Chronique « Un saut dans la loi » diffusée en avril 2008 dans La Fabrique de l’histoire sur France Culture
Le 1er avril 2008, le tribunal de Lille prononçait l’annulation d’un mariage au motif d’une erreur sur une qualité essentielle de l’épouse (la virginité), une décision qui suscite une polémique, et qui a poussé la garde des Sceaux à demander au parquet de faire appel de cette décision. Pour l'heure, chacun y va de ses commentaires plus ou moins enflammés et renvoie à l'article 180 instauré par la loi du 17 mars 1803.
Plus que la teneur de l'article 180 qui est pour le moins assez flou : « S’il y a eu erreur dans la personne, l’autre époux peut demander la nullité du mariage », je voudrais revenir brièvement sur le contexte dans lequel s'inscrit cet article de 1803, c'est-à-dire entre le droit révolutionnaire et le Code civil de Napoléon. Très brièvement, nous sommes à une période où s'instaure le mariage civil qui marque, comme le note la sociologue Irène Théry dans son ouvrage « Le démariage », « l'entrée du droit de la famille dans la modernité ». Ainsi, l'article 7 de la Constitution de 1791 déclare que « la loi ne considère le mariage que comme un contrat civil ». Il s'agit d'assurer à tous les citoyens l'exercice de leurs droits. La célèbre affaire Talma aura notamment obligé le législateur à se poser la question sur la nature même du mariage civil. En effet Talma, comédien du Théâtre-Français, se voit refuser le mariage par le curé de la paroisse Saint-Sulpice, compte tenu je cite, des « moeurs infâmes » des comédiens. Il en réfère alors à l'Assemblée constituante. C'est un exemple qui nous montre combien on est alors en plein débat sur la sécularisation du mariage, alors qu'on fait référence à la liberté individuelle et à l'égalité y compris entre époux. La loi du 20 septembre 1792 va donner lieu à des discussions sur la définition même du contrat de mariage et sur son pendant, le divorce. Ce dernier sera alors instauré. C'est à ce moment-là encore où le mariage est contracté devant l'officier municipal qui tient alors le registre de l'état civil.

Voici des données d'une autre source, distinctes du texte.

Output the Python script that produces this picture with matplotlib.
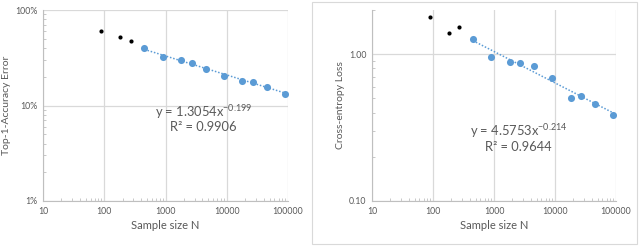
import numpy as np
import matplotlib
matplotlib.use("Agg")
import matplotlib.pyplot as plt
from matplotlib.patches import Rectangle
from matplotlib.ticker import FixedLocator, FixedFormatter, LogLocator, NullFormatter

# sample sizes
n_small = [90, 180, 270]
n_fit = [450, 900, 1800, 2700, 4500, 9000, 18000, 27000, 45000, 90000]

# top-1 accuracy error
err_small = [0.597, 0.52, 0.47]
err_fit = [0.40, 0.325, 0.298, 0.281, 0.241, 0.204, 0.180, 0.178, 0.158, 0.133]
err_coef = (1.3054, -0.199)
err_r2 = 0.9906

# cross-entropy loss
loss_small = [1.79, 1.39, 1.52]
loss_fit = [1.26, 0.954, 0.883, 0.877, 0.829, 0.687, 0.504, 0.518, 0.459, 0.388]
loss_coef = (4.5753, -0.214)
loss_r2 = 0.9644

x_ticks = [10, 100, 1000, 10000, 100000]
x_labels = ["10", "100", "1000", "10000", "100000"]

plt.rcParams['font.family'] = ['Lato', 'DejaVu Sans']
plt.rcParams['mathtext.fontset'] = 'custom'
plt.rcParams['mathtext.rm'] = 'Lato'
plt.rcParams['mathtext.it'] = 'Lato'
plt.rcParams['mathtext.default'] = 'regular'

BLUE = "#5b9bd5"
GRID = "#d9d9d9"
TXT = "#595959"

fig = plt.figure(figsize=(6.4, 2.46), dpi=100)

# border box around the right chart
fig.patches.append(Rectangle((312 / 640, 2 / 246), 325 / 640, 242 / 246,
                             transform=fig.transFigure, fill=False,
                             edgecolor="#d9d9d9", linewidth=0.8))


def panel(rect, ns, ys_small, ys_fit, coef, r2, ylim, yticks, ylabels,
          ylabel, eq_pos):
    ax = fig.add_axes(rect)
    ax.set_xscale("log")
    ax.set_yscale("log")
    ax.set_xlim(10, 100000)
    ax.set_ylim(*ylim)

    ax.grid(True, which="major", color=GRID, linewidth=0.9)
    ax.set_axisbelow(True)
    for s in ["top", "right"]:
        ax.spines[s].set_visible(False)
    for s in ["left", "bottom"]:
        ax.spines[s].set_color("#bfbfbf")
        ax.spines[s].set_linewidth(0.8)

    ax.xaxis.set_major_locator(FixedLocator(x_ticks))
    ax.xaxis.set_major_formatter(FixedFormatter(x_labels))
    ax.yaxis.set_major_locator(FixedLocator(yticks))
    ax.yaxis.set_major_formatter(FixedFormatter(ylabels))
    ax.xaxis.set_minor_locator(LogLocator(base=10, subs=np.arange(2, 10)))
    ax.yaxis.set_minor_locator(LogLocator(base=10, subs=np.arange(2, 10)))
    ax.xaxis.set_minor_formatter(NullFormatter())
    ax.yaxis.set_minor_formatter(NullFormatter())
    ax.tick_params(which="major", length=0, labelsize=6.3, labelcolor=TXT, pad=4)
    ax.tick_params(which="minor", direction="in", length=2, color="#bfbfbf", width=0.6)

    ax.scatter(ns, ys_small, s=9, color="black", zorder=3, linewidths=0)
    ax.scatter(n_fit, ys_fit, s=26, color=BLUE, zorder=3, linewidths=0)

    xf = np.geomspace(n_fit[0], n_fit[-1], 50)
    ax.plot(xf, coef[0] * xf ** coef[1], color=BLUE, linestyle=(0, (1, 1.2)),
            linewidth=1.1, zorder=2)

    ax.set_xlabel("Sample size N", fontsize=8, color=TXT, labelpad=3)
    ax.set_ylabel(ylabel, fontsize=7.5, color=TXT, labelpad=3)

    ex, ey = eq_pos
    ax.text(ex, ey, "y = %.4fx$^{%.3f}$" % (coef[0], coef[1]),
            transform=ax.transAxes, ha="center", va="center",
            fontsize=9.3, color=TXT)
    ax.text(ex, ey - 0.08, "R² = %.4f" % r2, transform=ax.transAxes,
            ha="center", va="center", fontsize=9.3, color=TXT)
    return ax


panel([43 / 640, 45 / 246, 245 / 640, 191 / 246], n_small, err_small, err_fit,
      err_coef, err_r2, (0.01, 1.0), [0.01, 0.1, 1.0], ["1%", "10%", "100%"],
      "Top-1-Accuracy Error", (0.655, 0.465))

panel([372 / 640, 45 / 246, 244 / 640, 191 / 246], n_small, loss_small, loss_fit,
      loss_coef, loss_r2, (0.1, 2.0), [0.1, 1.0], ["0.10", "1.00"],
      "Cross-entropy Loss", (0.60, 0.365))

fig.savefig("out.png", dpi=100)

Huit ans plus tard, ce sera le coup d'Etat du 18 brumaire, soit le 9 novembre 1799, Bonaparte devient Premier Consul. Suivra en 1801, le Concordat, conclu entre Bonaparte et Pie VII qui réorganise le catholicisme en France. Portalis est alors parmi d'autres, chargé de rédiger le Code civil. En matière de mariage, il affirme que ce contrat est « perpétuel par destination ». Il s'agit d'empêcher selon ses termes que « le plus saint des contrats ne devienne le jouet du caprice ou de l'inconstance ». Le divorce pour incompatibilité d'humeur est alors aboli, celui par consentement mutuel très encadré avant d'être interdit en 1816. Quoiqu'il en soit, le code napoléonien qui restaure notamment la puissance paternelle et l'infériorité juridique de la femme, entérine la place du législateur et ne remet pas en cause le caractère laïque du mariage civil. Il reste un contrat et comme tout contrat, il comporte des « vices de forme » si j'ose dire. Ainsi, l'article 180 de la loi du 17 mars 1803 stipule qu'il peut y avoir erreur sur la personne que l'on épouse. Cette erreur s'est très longtemps cantonnée à l'identité de la personne. Exemple vous épousez un sosie ou un jumeau, il y a usurpation de l'identité de l'époux, votre mariage est annulé. Une jurisprudence est venue renforcée cette définition de l'erreur, c'est le fameux arrêt Berthon du 24 avril 1862. Une jeune épouse un homme et découvre qu'il s'agit d'un ancien bagnard. Et bien la Cour de cassation refuse de reconnaître la nullité du mariage. Il faudra attendre 1975 et la grande loi sur le divorce pour voir s'élargir la notion d'erreur aux « qualités essentielles » de la personne. Peuvent être alors retenues l'ignorance d'une maladie mentale ou l'inaptitude aux relations sexuelles mais la définition même de ces qualités essentielles restent à l'appréciation des juges, en tenant compte de la personnalité de l'époux abusé et de la conception dominante du mariage.
Ainsi donc, on le voit, le fameux article 180 est suffisamment flou pour susciter bien des débats.
On peut signaler l'ouvrage d'Irène Théry, « Le Démariage », paru 1993 chez Odile Jacob et le « Droit de la famille » de Marie-France Nicolas-Maguin, paru en 1998 dans la collection Repères à La Découverte.